● Written task:
Copy all of the material exactly. Pictures are not to appear in the copy.

● Data for this task:
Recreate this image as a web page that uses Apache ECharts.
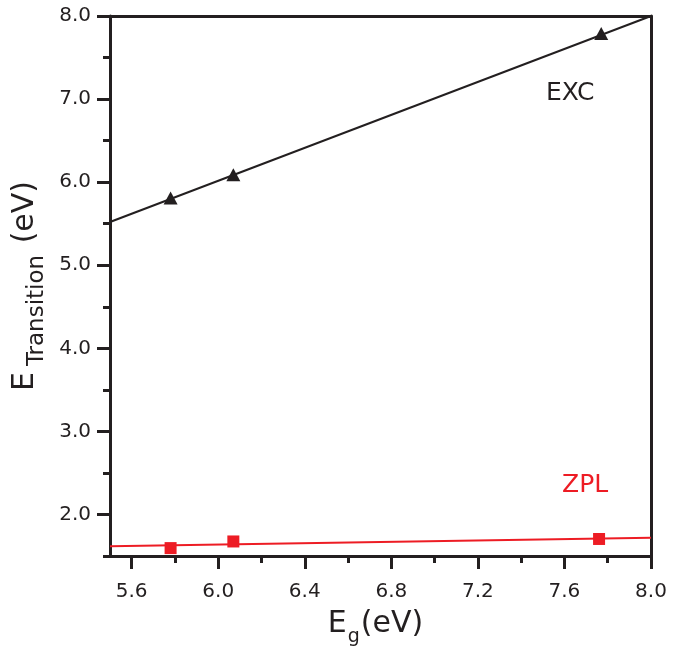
<!DOCTYPE html>
<html>
<head>
<meta charset="utf-8">
<script src="https://cdn.jsdelivr.net/npm/echarts@6/dist/echarts.min.js"></script>
<style>html,body{margin:0;padding:0;background:#fff}#c{width:689px;height:648px}</style>
</head>
<body>
<div id="c"></div>
<script>
// Data
const excX = [5.78, 6.07, 7.77];
const excY = [5.81, 6.09, 7.79];
const zplX = [5.78, 6.07, 7.76];
const zplY = [1.595, 1.675, 1.705];
const fitX = [5.5, 8.0];
const excFitY = [5.52, 8.0];
const zplFitY = [1.617, 1.721];
const xMajorTicks = [5.6, 6.0, 6.4, 6.8, 7.2, 7.6, 8.0];
const xMinorTicks = [5.8, 6.2, 6.6, 7.0, 7.4, 7.8];
const yMajorTicks = [2.0, 3.0, 4.0, 5.0, 6.0, 7.0, 8.0];
const yMinorTicks = [1.5, 2.5, 3.5, 4.5, 5.5, 6.5, 7.5];

const INK = '#231f20';
const RED = '#ed1c24';
const FONT = 'DejaVu Sans';

const zip = (a, b) => a.map((v, i) => [v, b[i]]);

const chart = echarts.init(document.getElementById('c'));
const line = { show: true, lineStyle: { color: INK, width: 3 } };
chart.setOption({
  animation: false,
  grid: { left: 110, right: 38, top: 16, bottom: 92, containLabel: false, outerBoundsMode: 'none' },
  xAxis: [
    { type: 'value', min: 5.5, max: 8.0, position: 'bottom',
      axisLine: { ...line, onZero: false },
      splitLine: { show: false },
      axisTick: { show: true, length: 13, inside: false, customValues: xMajorTicks, lineStyle: { color: INK, width: 3 } },
      axisLabel: { customValues: xMajorTicks, margin: 26, color: INK, fontFamily: FONT, fontSize: 20, formatter: v => v.toFixed(1) },
      name: '{m|E}{s|g}{e|(eV)}', nameLocation: 'middle', nameGap: 51,
      nameTextStyle: { rich: {
        m: { fontFamily: FONT, fontSize: 30, color: INK, verticalAlign: 'bottom', lineHeight: 40, padding: [0, 0, 8, 0] },
        e: { fontFamily: FONT, fontSize: 30, color: INK, verticalAlign: 'bottom', lineHeight: 40, padding: [0, 10, 8, 0] },
        s: { fontFamily: FONT, fontSize: 19, color: INK, verticalAlign: 'bottom', lineHeight: 22, padding: [0, 1, 0, 1] }
      } }
    },
    { type: 'value', min: 5.5, max: 8.0, position: 'bottom',
      axisLine: { show: false, onZero: false }, splitLine: { show: false },
      axisTick: { show: true, length: 7, customValues: xMinorTicks, lineStyle: { color: INK, width: 3 } },
      axisLabel: { show: false } },
    { type: 'value', min: 5.5, max: 8.0, position: 'top',
      axisLine: { ...line, onZero: false }, splitLine: { show: false },
      axisTick: { show: false }, axisLabel: { show: false } }
  ],
  yAxis: [
    { type: 'value', min: 1.5, max: 8.0, position: 'left',
      axisLine: { ...line, onZero: false }, splitLine: { show: false },
      axisTick: { show: true, length: 13, customValues: yMajorTicks, lineStyle: { color: INK, width: 3 } },
      axisLabel: { customValues: yMajorTicks, margin: 19, color: INK, fontFamily: FONT, fontSize: 20, formatter: v => v.toFixed(1) },
      name: '{m|E}{s|Transition}{m| (eV)}', nameLocation: 'middle', nameGap: 61, nameRotate: 90,
      nameTextStyle: { rich: {
        m: { fontFamily: FONT, fontSize: 30, color: INK, verticalAlign: 'bottom', lineHeight: 40, padding: [0, 0, 8, 0] },
        s: { fontFamily: FONT, fontSize: 23, color: INK, verticalAlign: 'bottom', lineHeight: 26, padding: [0, 2, 0, 6] }
      } }
    },
    { type: 'value', min: 1.5, max: 8.0, position: 'left',
      axisLine: { show: false, onZero: false }, splitLine: { show: false },
      axisTick: { show: true, length: 7, customValues: yMinorTicks, lineStyle: { color: INK, width: 3 } },
      axisLabel: { show: false } },
    { type: 'value', min: 1.5, max: 8.0, position: 'right',
      axisLine: { ...line, onZero: false }, splitLine: { show: false },
      axisTick: { show: false }, axisLabel: { show: false } }
  ],
  graphic: [
    { type: 'text', left: 546, top: 81, style: { text: 'EXC', fill: INK, font: '25px "DejaVu Sans"' } },
    { type: 'text', left: 562, top: 473, style: { text: 'ZPL', fill: RED, font: '25px "DejaVu Sans"' } }
  ],
  series: [
    { type: 'line', data: zip(fitX, excFitY), symbol: 'none', lineStyle: { color: INK, width: 2 }, z: 2 },
    { type: 'line', data: zip(fitX, zplFitY), symbol: 'none', lineStyle: { color: RED, width: 2 }, z: 2 },
    { type: 'scatter', data: zip(excX, excY), symbol: 'triangle', symbolSize: [14, 13], itemStyle: { color: INK, opacity: 1 }, z: 3 },
    { type: 'scatter', data: zip(zplX, zplY), symbol: 'rect', symbolSize: 12, itemStyle: { color: RED, opacity: 1 }, z: 3 }
  ]
});
</script>
</body>
</html>
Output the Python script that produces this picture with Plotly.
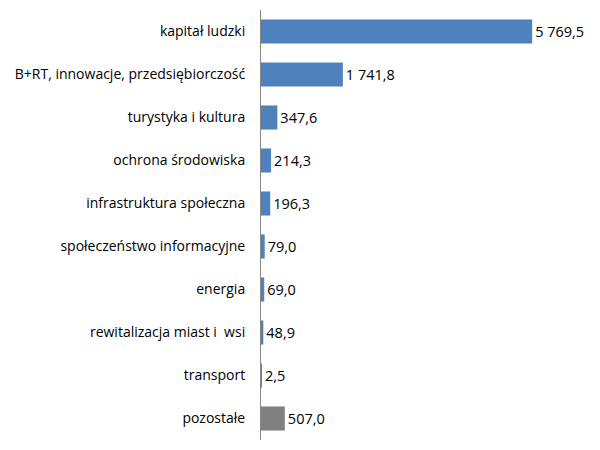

● Task result:
Recreate this image as a web page that uses Apache ECharts.
<!DOCTYPE html>
<html>
<head>
<meta charset="utf-8">
<script src="https://cdn.jsdelivr.net/npm/echarts@6/dist/echarts.min.js"></script>
<style>html,body{margin:0;padding:0;background:#fff}#c{width:689px;height:648px}</style>
</head>
<body>
<div id="c"></div>
<script>
// Data
const excX = [5.78, 6.07, 7.77];
const excY = [5.81, 6.09, 7.79];
const zplX = [5.78, 6.07, 7.76];
const zplY = [1.595, 1.675, 1.705];
const fitX = [5.5, 8.0];
const excFitY = [5.52, 8.0];
const zplFitY = [1.617, 1.721];
const xMajorTicks = [5.6, 6.0, 6.4, 6.8, 7.2, 7.6, 8.0];
const xMinorTicks = [5.8, 6.2, 6.6, 7.0, 7.4, 7.8];
const yMajorTicks = [2.0, 3.0, 4.0, 5.0, 6.0, 7.0, 8.0];
const yMinorTicks = [1.5, 2.5, 3.5, 4.5, 5.5, 6.5, 7.5];

const INK = '#231f20';
const RED = '#ed1c24';
const FONT = 'DejaVu Sans';

const zip = (a, b) => a.map((v, i) => [v, b[i]]);

const chart = echarts.init(document.getElementById('c'));
const line = { show: true, lineStyle: { color: INK, width: 3 } };
chart.setOption({
  animation: false,
  grid: { left: 110, right: 38, top: 16, bottom: 92, containLabel: false, outerBoundsMode: 'none' },
  xAxis: [
    { type: 'value', min: 5.5, max: 8.0, position: 'bottom',
      axisLine: { ...line, onZero: false },
      splitLine: { show: false },
      axisTick: { show: true, length: 13, inside: false, customValues: xMajorTicks, lineStyle: { color: INK, width: 3 } },
      axisLabel: { customValues: xMajorTicks, margin: 26, color: INK, fontFamily: FONT, fontSize: 20, formatter: v => v.toFixed(1) },
      name: '{m|E}{s|g}{e|(eV)}', nameLocation: 'middle', nameGap: 51,
      nameTextStyle: { rich: {
        m: { fontFamily: FONT, fontSize: 30, color: INK, verticalAlign: 'bottom', lineHeight: 40, padding: [0, 0, 8, 0] },
        e: { fontFamily: FONT, fontSize: 30, color: INK, verticalAlign: 'bottom', lineHeight: 40, padding: [0, 10, 8, 0] },
        s: { fontFamily: FONT, fontSize: 19, color: INK, verticalAlign: 'bottom', lineHeight: 22, padding: [0, 1, 0, 1] }
      } }
    },
    { type: 'value', min: 5.5, max: 8.0, position: 'bottom',
      axisLine: { show: false, onZero: false }, splitLine: { show: false },
      axisTick: { show: true, length: 7, customValues: xMinorTicks, lineStyle: { color: INK, width: 3 } },
      axisLabel: { show: false } },
    { type: 'value', min: 5.5, max: 8.0, position: 'top',
      axisLine: { ...line, onZero: false }, splitLine: { show: false },
      axisTick: { show: false }, axisLabel: { show: false } }
  ],
  yAxis: [
    { type: 'value', min: 1.5, max: 8.0, position: 'left',
      axisLine: { ...line, onZero: false }, splitLine: { show: false },
      axisTick: { show: true, length: 13, customValues: yMajorTicks, lineStyle: { color: INK, width: 3 } },
      axisLabel: { customValues: yMajorTicks, margin: 19, color: INK, fontFamily: FONT, fontSize: 20, formatter: v => v.toFixed(1) },
      name: '{m|E}{s|Transition}{m| (eV)}', nameLocation: 'middle', nameGap: 61, nameRotate: 90,
      nameTextStyle: { rich: {
        m: { fontFamily: FONT, fontSize: 30, color: INK, verticalAlign: 'bottom', lineHeight: 40, padding: [0, 0, 8, 0] },
        s: { fontFamily: FONT, fontSize: 23, color: INK, verticalAlign: 'bottom', lineHeight: 26, padding: [0, 2, 0, 6] }
      } }
    },
    { type: 'value', min: 1.5, max: 8.0, position: 'left',
      axisLine: { show: false, onZero: false }, splitLine: { show: false },
      axisTick: { show: true, length: 7, customValues: yMinorTicks, lineStyle: { color: INK, width: 3 } },
      axisLabel: { show: false } },
    { type: 'value', min: 1.5, max: 8.0, position: 'right',
      axisLine: { ...line, onZero: false }, splitLine: { show: false },
      axisTick: { show: false }, axisLabel: { show: false } }
  ],
  graphic: [
    { type: 'text', left: 546, top: 81, style: { text: 'EXC', fill: INK, font: '25px "DejaVu Sans"' } },
    { type: 'text', left: 562, top: 473, style: { text: 'ZPL', fill: RED, font: '25px "DejaVu Sans"' } }
  ],
  series: [
    { type: 'line', data: zip(fitX, excFitY), symbol: 'none', lineStyle: { color: INK, width: 2 }, z: 2 },
    { type: 'line', data: zip(fitX, zplFitY), symbol: 'none', lineStyle: { color: RED, width: 2 }, z: 2 },
    { type: 'scatter', data: zip(excX, excY), symbol: 'triangle', symbolSize: [14, 13], itemStyle: { color: INK, opacity: 1 }, z: 3 },
    { type: 'scatter', data: zip(zplX, zplY), symbol: 'rect', symbolSize: 12, itemStyle: { color: RED, opacity: 1 }, z: 3 }
  ]
});
</script>
</body>
</html>
Output the Python script that produces this picture with Plotly.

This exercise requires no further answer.